Melihat tayangan youtube
wawancara Najwa Shihab dengan calon politisi Angel Lelga dalam acara
“Mata Najwa” memang menarik perhatian kita. Melihat kepiawaian
Najwa Shihab “memborbardir” Angel Lelga seakan-akan kita melihat
Guru Sekolah Dasar yang “memaksa” anak harus mengakui karena
salah menulis ejaan kata namanya. Atau apabila kita lihat didalam
film televisi “law and order”, para tersangka “terdiam”

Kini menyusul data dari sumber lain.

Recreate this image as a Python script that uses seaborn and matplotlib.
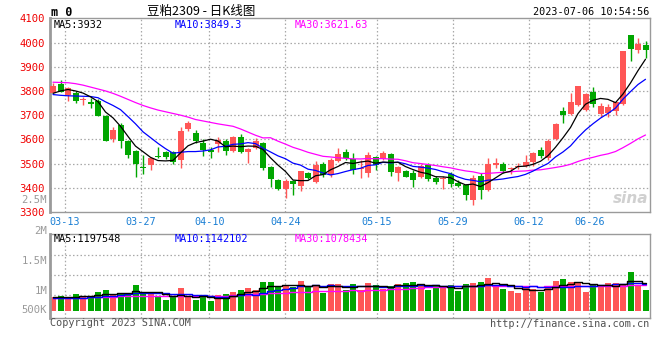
import numpy as np
import pandas as pd
import matplotlib
matplotlib.use("Agg")
import matplotlib.pyplot as plt
import seaborn as sns

# ---------------- data ----------------
dates = ["03-09", "03-10",
         "03-13", "03-14", "03-15", "03-16", "03-17",
         "03-20", "03-21", "03-22", "03-23", "03-24",
         "03-27", "03-28", "03-29", "03-30", "03-31",
         "04-03", "04-04", "04-06", "04-07",
         "04-10", "04-11", "04-12", "04-13", "04-14",
         "04-17", "04-18", "04-19", "04-20", "04-21",
         "04-24", "04-25", "04-26", "04-27", "04-28",
         "05-04", "05-05",
         "05-08", "05-09", "05-10", "05-11", "05-12",
         "05-15", "05-16", "05-17", "05-18", "05-19",
         "05-22", "05-23", "05-24", "05-25", "05-26",
         "05-29", "05-30", "05-31", "06-01", "06-02",
         "06-05", "06-06", "06-07", "06-08", "06-09",
         "06-12", "06-13", "06-14", "06-15", "06-16",
         "06-19", "06-20", "06-21",
         "06-26", "06-27", "06-28", "06-29", "06-30",
         "07-03", "07-04", "07-05", "07-06"]

opens = [3792, 3830, 3783, 3793, 3762, 3755, 3760, 3698, 3602, 3659,
         3594, 3553, 3487, 3494, 3531, 3549, 3547, 3513, 3641, 3628,
         3585, 3558, 3580, 3594, 3553, 3611, 3546, 3563, 3585, 3487,
         3432, 3396, 3428, 3409, 3460, 3425, 3498, 3453, 3511, 3549,
         3520, 3476, 3462, 3526, 3518, 3540, 3462, 3468, 3462, 3446,
         3494, 3442, 3435, 3456, 3421, 3412, 3350, 3449, 3391, 3495,
         3497, 3476, 3486, 3491, 3508, 3556, 3522, 3601, 3717, 3705,
         3742, 3721, 3794, 3705, 3710, 3717, 3746, 4031, 3969, 3990]
highs = [3832, 3845, 3818, 3801, 3776, 3769, 3765, 3700, 3650, 3669,
         3596, 3555, 3535, 3524, 3567, 3552, 3552, 3653, 3677, 3640,
         3600, 3570, 3611, 3601, 3612, 3624, 3564, 3604, 3590, 3490,
         3436, 3438, 3433, 3470, 3465, 3510, 3508, 3524, 3563, 3560,
         3545, 3515, 3548, 3530, 3553, 3543, 3490, 3472, 3474, 3500,
         3503, 3449, 3449, 3466, 3432, 3416, 3453, 3460, 3522, 3522,
         3508, 3487, 3501, 3535, 3549, 3570, 3601, 3667, 3735, 3790,
         3822, 3790, 3817, 3749, 3746, 3756, 3966, 4032, 4017, 4006]
lows = [3790, 3795, 3760, 3750, 3742, 3731, 3696, 3594, 3590, 3563,
        3522, 3443, 3456, 3473, 3522, 3520, 3500, 3480, 3635, 3586,
        3531, 3525, 3548, 3537, 3548, 3544, 3501, 3560, 3475, 3402,
        3390, 3356, 3372, 3388, 3435, 3418, 3446, 3446, 3508, 3515,
        3455, 3440, 3446, 3475, 3516, 3450, 3430, 3443, 3405, 3440,
        3428, 3416, 3394, 3403, 3402, 3350, 3330, 3355, 3388, 3481,
        3460, 3458, 3478, 3487, 3490, 3522, 3516, 3598, 3669, 3701,
        3738, 3718, 3735, 3694, 3694, 3700, 3742, 3924, 3958, 3937]
closes = [3822, 3796, 3811, 3760, 3767, 3745, 3698, 3595, 3639, 3594,
          3535, 3498, 3480, 3522, 3527, 3528, 3508, 3635, 3669, 3594,
          3558, 3547, 3598, 3550, 3608, 3546, 3560, 3594, 3482, 3437,
          3396, 3428, 3417, 3469, 3440, 3494, 3453, 3515, 3538, 3522,
          3474, 3483, 3535, 3494, 3545, 3467, 3486, 3446, 3432, 3490,
          3436, 3425, 3442, 3416, 3407, 3370, 3442, 3391, 3497, 3504,
          3470, 3479, 3489, 3505, 3542, 3533, 3594, 3663, 3701, 3754,
          3820, 3787, 3746, 3738, 3735, 3753, 3965, 3973, 3994, 3970]
volumes = [850000, 867000, 850000, 917000, 850000, 850000, 967000, 1017000, 917000, 917000,
           917000, 1142000, 950000, 917000, 850000, 767000, 833000, 1067000, 833000, 767000,
           833000, 742000, 883000, 917000, 967000, 1017000, 1067000, 1017000, 1217000, 1217000,
           1083000, 1142000, 1083000, 1242000, 1100000, 1142000, 950000, 1167000, 1167000, 1017000,
           1167000, 1017000, 1192000, 1142000, 1042000, 1117000, 1167000, 1192000, 1217000, 1117000,
           1017000, 1117000, 1117000, 1142000, 992000, 1167000, 1192000, 1217000, 1317000, 1092000,
           1042000, 992000, 942000, 1092000, 1042000, 967000, 1117000, 1242000, 1292000, 1217000,
           1217000, 967000, 1142000, 1142000, 1192000, 1192000, 1167000, 1467000, 1142000, 1017000]

# moving-average values before enough history is on the chart
ma5_lead = [3790, 3800, 3806, 3800]
ma10_lead = [3785, 3782, 3780, 3779, 3778, 3777, 3772, 3755, 3740]
ma30_lead = [3836, 3835, 3834, 3830, 3824, 3816, 3808, 3800, 3790, 3778,
             3765, 3752, 3740, 3730, 3721, 3714, 3707, 3700, 3692, 3682,
             3676, 3670, 3664, 3659, 3654, 3643, 3630, 3617, 3606]
vma5_lead = [840000, 845000, 850000, 855000]
vma10_lead = [820000, 820000, 822000, 825000, 828000, 835000, 845000, 860000, 880000]
vma30_lead = [825000, 825000, 826000, 828000, 830000, 835000, 845000, 850000, 855000, 860000,
              865000, 872000, 878000, 880000, 880000, 878000, 876000, 878000, 876000, 874000,
              874000, 875000, 876000, 878000, 882000, 890000, 900000, 910000, 920000]

tick_dates = ["03-13", "03-27", "04-10", "04-24", "05-15", "05-29", "06-12", "06-26"]
price_ticks = [4100, 4000, 3900, 3800, 3700, 3600, 3500, 3400, 3300]
vol_labels = ["2.5M", "2M", "1.5M", "1M", "500K"]
vol_grid = [1892000, 1392000, 892000]

ma_text = ["MA5:3932", "MA10:3849.3", "MA30:3621.63"]
vma_text = ["MA5:1197548", "MA10:1142102", "MA30:1078434"]


def moving(series, n, lead):
    s = pd.Series(series, dtype=float).rolling(n).mean().to_numpy()
    s[:n - 1] = lead
    return s


# ---------------- style ----------------
sns.set_theme(style="white")
plt.rcParams["font.family"] = ["DejaVu Sans Mono", "Noto Sans CJK SC"]
plt.rcParams["axes.linewidth"] = 1.0

UP = "#ff5656"
DOWN = "#00a600"
GRID = "#a8a8a8"
FRAME = "#9a9a9a"
BLUE_TXT = "#1a7fd4"
FS = 7.3
FS_AX = 7.6

W, H = 660, 360
fig = plt.figure(figsize=(6.6, 3.6), dpi=100)
fig.patch.set_facecolor("white")


def fx(x):
    return x / W


def fy(y):
    return 1 - y / H


ax = fig.add_axes([fx(50), fy(212), fx(600), (212 - 18.3) / H])
axv = fig.add_axes([fx(50), fy(318.3), fx(600), (318.3 - 234.3) / H])

n = len(dates)
idx = np.arange(n)
colors = [UP if c >= o else DOWN for o, c in zip(opens, closes)]


def grid_pos(i):
    return i - 0.4 + (i - 2) * 0.0133


gpos = [grid_pos(dates.index(d)) for d in tick_dates]

# ---------------- price panel ----------------
for a in (ax, axv):
    a.set_xlim(-0.4, 79.6)
    a.set_facecolor("white")
    for sp in a.spines.values():
        sp.set_color(FRAME)
        sp.set_linewidth(1.0)
    a.spines["left"].set_linewidth(2.0)
    for g in gpos:
        a.axvline(g, color=GRID, lw=0.9, ls=(0, (1.2, 1.8)), zorder=0)

ax.set_ylim(3300, 4100)
for t in price_ticks[1:-1]:
    ax.axhline(t, color=GRID, lw=0.9, ls=(0, (1.2, 1.8)), zorder=0)

ax.vlines(idx, lows, highs, colors=colors, lw=1.0, zorder=2)
body_bottom = [min(o, c) for o, c in zip(opens, closes)]
body_height = [max(abs(c - o), 4) for o, c in zip(opens, closes)]
ax.bar(idx, body_height, bottom=body_bottom, width=0.8, color=colors, linewidth=0, zorder=3)

ma_df = pd.DataFrame({
    "i": idx,
    "ma5": moving(closes, 5, ma5_lead),
    "ma10": moving(closes, 10, ma10_lead),
    "ma30": moving(closes, 30, ma30_lead),
})
sns.lineplot(data=ma_df, x="i", y="ma30", ax=ax, color="#ff00ff", lw=0.9, zorder=4)
sns.lineplot(data=ma_df, x="i", y="ma10", ax=ax, color="#0000ff", lw=0.9, zorder=4)
sns.lineplot(data=ma_df, x="i", y="ma5", ax=ax, color="black", lw=0.9, zorder=4)

ax.set_yticks(price_ticks)
ax.set_yticklabels([str(t) for t in price_ticks], color="#f00000", fontsize=FS_AX)
ax.tick_params(axis="y", length=0, pad=3.5)
ax.set_xticks(gpos)
ax.set_xticklabels(tick_dates, color=BLUE_TXT, fontsize=FS)
ax.tick_params(axis="x", length=0, pad=3.5)
ax.set_xlabel("")
ax.set_ylabel("")

# ---------------- volume panel ----------------
vol_base = 500000
axv.set_ylim(310000, 2410000)
for g in vol_grid:
    axv.axhline(g, color=GRID, lw=0.9, ls=(0, (1.2, 1.8)), zorder=0)
axv.bar(idx, [v - vol_base for v in volumes], bottom=vol_base, width=0.8,
        color=colors, linewidth=0, zorder=2)
vdf = pd.DataFrame({
    "i": idx,
    "v5": moving(volumes, 5, vma5_lead),
    "v10": moving(volumes, 10, vma10_lead),
    "v30": moving(volumes, 30, vma30_lead),
})
for col, c in (("v30", "#ff00ff"), ("v10", "#0000ff"), ("v5", "black")):
    sns.lineplot(data=vdf, x="i", y=col, ax=axv, color=c, lw=1.0, zorder=4,
                 drawstyle="steps-mid")
axv.set_xticks([])
axv.set_yticks([])
axv.set_xlabel("")
axv.set_ylabel("")

# volume axis labels (as drawn in the source image)
for lab, y in zip(vol_labels, [200, 231, 261, 291, 310]):
    fig.text(fx(47), fy(y), lab, ha="right", va="center", color="#9a9a9a", fontsize=FS_AX)

# ---------------- texts ----------------
fig.text(fx(51), fy(12), "m 0", ha="left", va="center", fontsize=8.5, fontweight="bold",
         color="black")
fig.text(fx(201), fy(11.5), "豆粕2309 - 日K线图", ha="center", va="center", fontsize=9,
         family=["Noto Sans CJK SC", "DejaVu Sans"], color="black")
fig.text(fx(649), fy(12), "2023-07-06 10:54:56", ha="right", va="center", fontsize=FS,
         color="black")
for t, x, c in zip(ma_text, [54, 175, 295], ["black", "#0000ff", "#ff00ff"]):
    fig.text(fx(x), fy(24.5), t, ha="left", va="center", fontsize=FS, color=c)
for t, x, c in zip(vma_text, [54, 175, 295], ["black", "#0000ff", "#ff00ff"]):
    fig.text(fx(x), fy(238.5), t, ha="left", va="center", fontsize=FS, color=c)
fig.text(fx(50), fy(323.5), "Copyright 2023 SINA.COM", ha="left", va="center",
         fontsize=FS, color="#505050")
fig.text(fx(649), fy(324), "http://finance.sina.com.cn", ha="right", va="center",
         fontsize=FS, color="#505050")
fig.text(fx(631), fy(198), "sina", ha="center", va="center", fontsize=11,
         fontweight="bold", style="italic", family="DejaVu Sans", color="#d0d0d0")

fig.savefig("out.png", dpi=100, facecolor="white")
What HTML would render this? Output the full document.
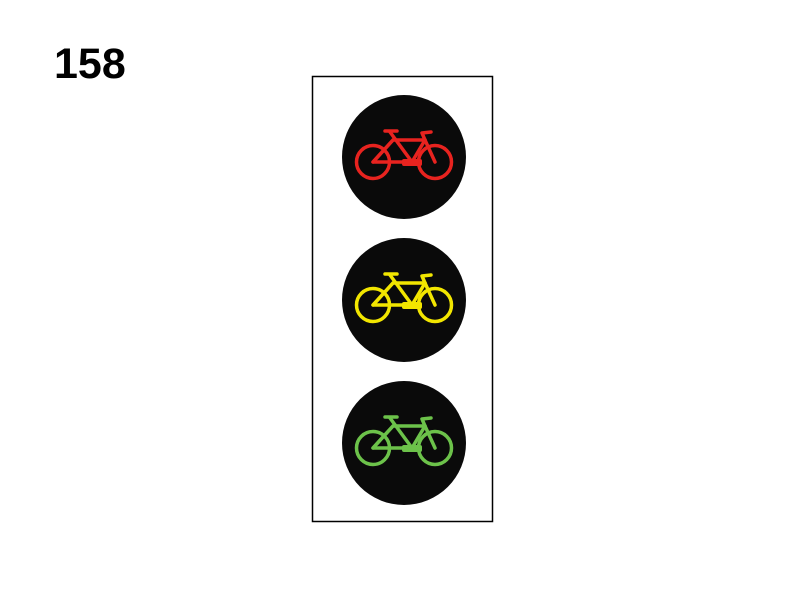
<!DOCTYPE html>
<html><head><meta charset="utf-8"><style>
html,body{margin:0;padding:0;background:#fff;}
svg{display:block;}
</style></head><body>
<svg width="800" height="600" viewBox="0 0 800 600">
<defs>
<g id="bike" fill="none" stroke-width="3.5" stroke-linecap="round" stroke-linejoin="round">
  <circle cx="-31" cy="5" r="16.5"/>
  <circle cx="31" cy="5" r="16.5"/>
  <path d="M-31 5 L8 5 L21 -17 L-11 -17 Z"/>
  <path d="M-31 5 L-11 -17"/>
  <path d="M8 5 L-14 -25"/>
  <path d="M-19 -26 L-7 -26"/>
  <path d="M21 -17 L31 5"/>
  <path d="M21 -17 L18 -24 L27 -25"/>
  <rect x="-2" y="2" width="20" height="7" rx="2" stroke="none" fill="currentColor"/>
</g>
</defs>
<text x="54" y="78" font-family="Liberation Sans, sans-serif" font-weight="bold" font-size="43" fill="#000">158</text>
<rect x="312.5" y="76.5" width="180" height="445" fill="#fff" stroke="#000" stroke-width="1.5"/>
<g>
  <circle cx="404" cy="157" r="62" fill="#0a0a0a"/>
  <use href="#bike" x="404" y="157" stroke="#e8231f" style="color:#e8231f"/>
</g>
<g>
  <circle cx="404" cy="300" r="62" fill="#0a0a0a"/>
  <use href="#bike" x="404" y="300" stroke="#f2e600" style="color:#f2e600"/>
</g>
<g>
  <circle cx="404" cy="443" r="62" fill="#0a0a0a"/>
  <use href="#bike" x="404" y="443" stroke="#6cc24a" style="color:#6cc24a"/>
</g>
</svg>
</body></html>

ketika para penyidik mengeluarkan satu persatu bukti atau photo
tentang keterlibatannya.
Sungguh. Jawaban yang
diberikan akan terbantah dengan berbagai tayangan untuk
memperlihatkan bagaimana sang penjawab “kesulitan” mengelak dari
berbagai pertanyaan.
Jangankan Angel Lelga.
Rhoma Irama “sang suami siri” Angel Lelga sendiripun “keok”.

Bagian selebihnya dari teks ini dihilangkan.